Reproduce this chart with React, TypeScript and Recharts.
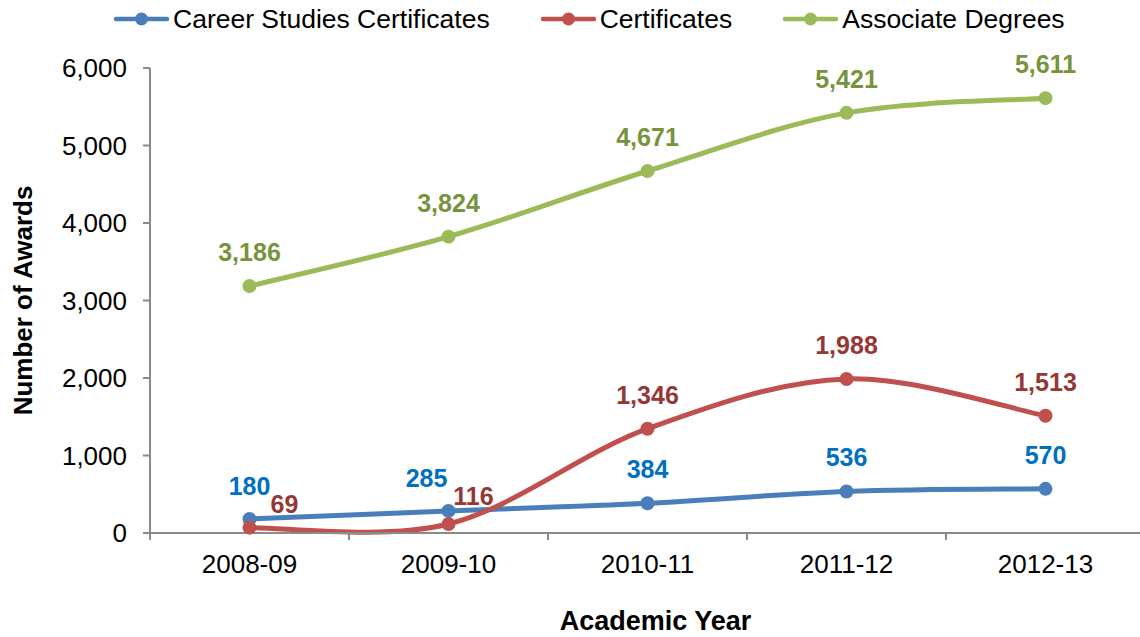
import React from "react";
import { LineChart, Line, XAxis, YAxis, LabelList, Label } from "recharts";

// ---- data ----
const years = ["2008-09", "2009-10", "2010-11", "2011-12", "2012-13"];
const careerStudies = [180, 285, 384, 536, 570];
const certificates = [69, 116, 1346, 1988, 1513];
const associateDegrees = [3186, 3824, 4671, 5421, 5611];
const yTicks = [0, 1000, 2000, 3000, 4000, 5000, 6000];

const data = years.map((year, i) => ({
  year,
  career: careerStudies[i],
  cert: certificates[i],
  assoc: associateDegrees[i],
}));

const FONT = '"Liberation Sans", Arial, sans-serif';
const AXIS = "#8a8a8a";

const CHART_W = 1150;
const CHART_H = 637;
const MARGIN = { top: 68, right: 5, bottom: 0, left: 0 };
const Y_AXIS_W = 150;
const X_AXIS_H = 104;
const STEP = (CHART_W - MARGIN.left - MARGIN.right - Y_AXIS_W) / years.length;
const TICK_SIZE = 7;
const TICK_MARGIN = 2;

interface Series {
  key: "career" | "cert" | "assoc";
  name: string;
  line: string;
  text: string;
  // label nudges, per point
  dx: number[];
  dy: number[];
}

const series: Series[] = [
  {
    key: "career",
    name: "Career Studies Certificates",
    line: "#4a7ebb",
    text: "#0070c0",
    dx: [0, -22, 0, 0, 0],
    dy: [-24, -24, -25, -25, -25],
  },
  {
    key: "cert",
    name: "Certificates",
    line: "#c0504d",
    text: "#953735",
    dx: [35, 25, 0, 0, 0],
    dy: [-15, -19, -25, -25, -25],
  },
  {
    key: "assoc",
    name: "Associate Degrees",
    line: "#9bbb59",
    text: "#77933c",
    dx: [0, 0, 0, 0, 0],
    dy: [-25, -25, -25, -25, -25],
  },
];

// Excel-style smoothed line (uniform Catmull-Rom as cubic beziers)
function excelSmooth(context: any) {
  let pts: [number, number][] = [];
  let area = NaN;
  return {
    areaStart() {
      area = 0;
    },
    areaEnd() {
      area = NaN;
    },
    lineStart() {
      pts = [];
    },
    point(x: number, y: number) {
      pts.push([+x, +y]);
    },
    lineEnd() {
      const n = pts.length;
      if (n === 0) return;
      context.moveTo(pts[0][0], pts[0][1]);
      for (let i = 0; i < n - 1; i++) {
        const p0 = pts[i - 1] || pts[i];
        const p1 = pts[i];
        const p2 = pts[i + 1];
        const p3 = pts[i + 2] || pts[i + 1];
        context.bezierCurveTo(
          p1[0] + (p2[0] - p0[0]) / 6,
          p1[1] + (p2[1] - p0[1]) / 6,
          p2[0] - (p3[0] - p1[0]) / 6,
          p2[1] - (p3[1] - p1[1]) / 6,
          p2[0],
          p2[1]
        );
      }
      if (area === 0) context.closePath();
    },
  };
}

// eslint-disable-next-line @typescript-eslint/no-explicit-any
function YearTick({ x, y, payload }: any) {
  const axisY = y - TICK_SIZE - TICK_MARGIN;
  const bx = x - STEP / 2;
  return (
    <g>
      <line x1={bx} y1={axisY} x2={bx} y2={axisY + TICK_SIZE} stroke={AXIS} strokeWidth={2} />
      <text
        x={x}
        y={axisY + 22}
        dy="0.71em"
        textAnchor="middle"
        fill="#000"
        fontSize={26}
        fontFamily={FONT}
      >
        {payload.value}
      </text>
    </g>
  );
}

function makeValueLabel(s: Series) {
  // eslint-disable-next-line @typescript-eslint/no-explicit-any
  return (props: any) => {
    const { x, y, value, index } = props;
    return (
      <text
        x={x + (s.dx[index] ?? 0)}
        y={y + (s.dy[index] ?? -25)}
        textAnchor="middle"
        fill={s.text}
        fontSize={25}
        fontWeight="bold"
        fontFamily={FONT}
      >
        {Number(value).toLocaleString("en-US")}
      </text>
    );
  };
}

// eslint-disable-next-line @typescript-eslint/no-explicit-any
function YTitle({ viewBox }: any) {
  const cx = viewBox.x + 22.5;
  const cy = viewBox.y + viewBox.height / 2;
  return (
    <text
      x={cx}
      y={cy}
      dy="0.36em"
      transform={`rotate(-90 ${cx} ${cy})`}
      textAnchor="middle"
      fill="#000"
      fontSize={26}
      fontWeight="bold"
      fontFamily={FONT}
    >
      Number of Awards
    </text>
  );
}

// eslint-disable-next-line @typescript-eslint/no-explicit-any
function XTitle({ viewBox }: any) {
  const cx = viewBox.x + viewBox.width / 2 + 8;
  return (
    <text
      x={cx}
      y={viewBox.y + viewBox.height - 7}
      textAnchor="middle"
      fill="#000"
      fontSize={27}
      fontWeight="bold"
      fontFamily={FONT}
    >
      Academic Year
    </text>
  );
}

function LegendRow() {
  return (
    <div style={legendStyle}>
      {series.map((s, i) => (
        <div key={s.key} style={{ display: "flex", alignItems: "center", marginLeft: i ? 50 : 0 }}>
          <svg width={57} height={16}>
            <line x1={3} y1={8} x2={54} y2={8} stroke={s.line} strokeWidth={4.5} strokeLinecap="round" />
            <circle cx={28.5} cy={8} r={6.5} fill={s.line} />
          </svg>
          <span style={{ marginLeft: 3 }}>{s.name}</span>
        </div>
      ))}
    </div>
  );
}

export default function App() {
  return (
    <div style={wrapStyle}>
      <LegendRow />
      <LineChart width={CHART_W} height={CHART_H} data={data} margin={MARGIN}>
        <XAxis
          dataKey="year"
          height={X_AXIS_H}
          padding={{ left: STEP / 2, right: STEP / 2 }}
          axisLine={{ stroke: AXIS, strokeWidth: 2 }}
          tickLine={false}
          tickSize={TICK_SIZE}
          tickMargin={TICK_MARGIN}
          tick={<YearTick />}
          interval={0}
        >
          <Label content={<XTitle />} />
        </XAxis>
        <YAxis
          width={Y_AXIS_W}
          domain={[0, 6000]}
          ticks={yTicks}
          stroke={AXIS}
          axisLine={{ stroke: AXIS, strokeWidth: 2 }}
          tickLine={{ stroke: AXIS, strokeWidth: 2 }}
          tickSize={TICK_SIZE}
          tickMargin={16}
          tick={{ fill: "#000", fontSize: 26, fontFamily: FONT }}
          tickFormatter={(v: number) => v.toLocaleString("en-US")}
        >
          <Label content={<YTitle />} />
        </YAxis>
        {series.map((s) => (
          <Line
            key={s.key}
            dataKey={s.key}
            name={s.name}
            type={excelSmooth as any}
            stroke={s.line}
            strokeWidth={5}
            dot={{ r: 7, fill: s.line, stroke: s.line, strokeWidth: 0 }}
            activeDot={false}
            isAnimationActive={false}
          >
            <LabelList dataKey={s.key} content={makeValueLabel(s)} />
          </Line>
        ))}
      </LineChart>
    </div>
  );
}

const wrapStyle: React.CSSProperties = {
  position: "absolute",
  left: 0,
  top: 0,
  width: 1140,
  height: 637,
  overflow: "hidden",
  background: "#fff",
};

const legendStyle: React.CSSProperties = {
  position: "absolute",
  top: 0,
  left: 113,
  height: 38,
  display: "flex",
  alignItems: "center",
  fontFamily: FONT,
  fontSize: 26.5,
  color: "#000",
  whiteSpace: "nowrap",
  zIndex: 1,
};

----

DIRECTIONS ->
Return solely the number of lines in the data that include the word "React".

SOLVED PROBLEM ->
4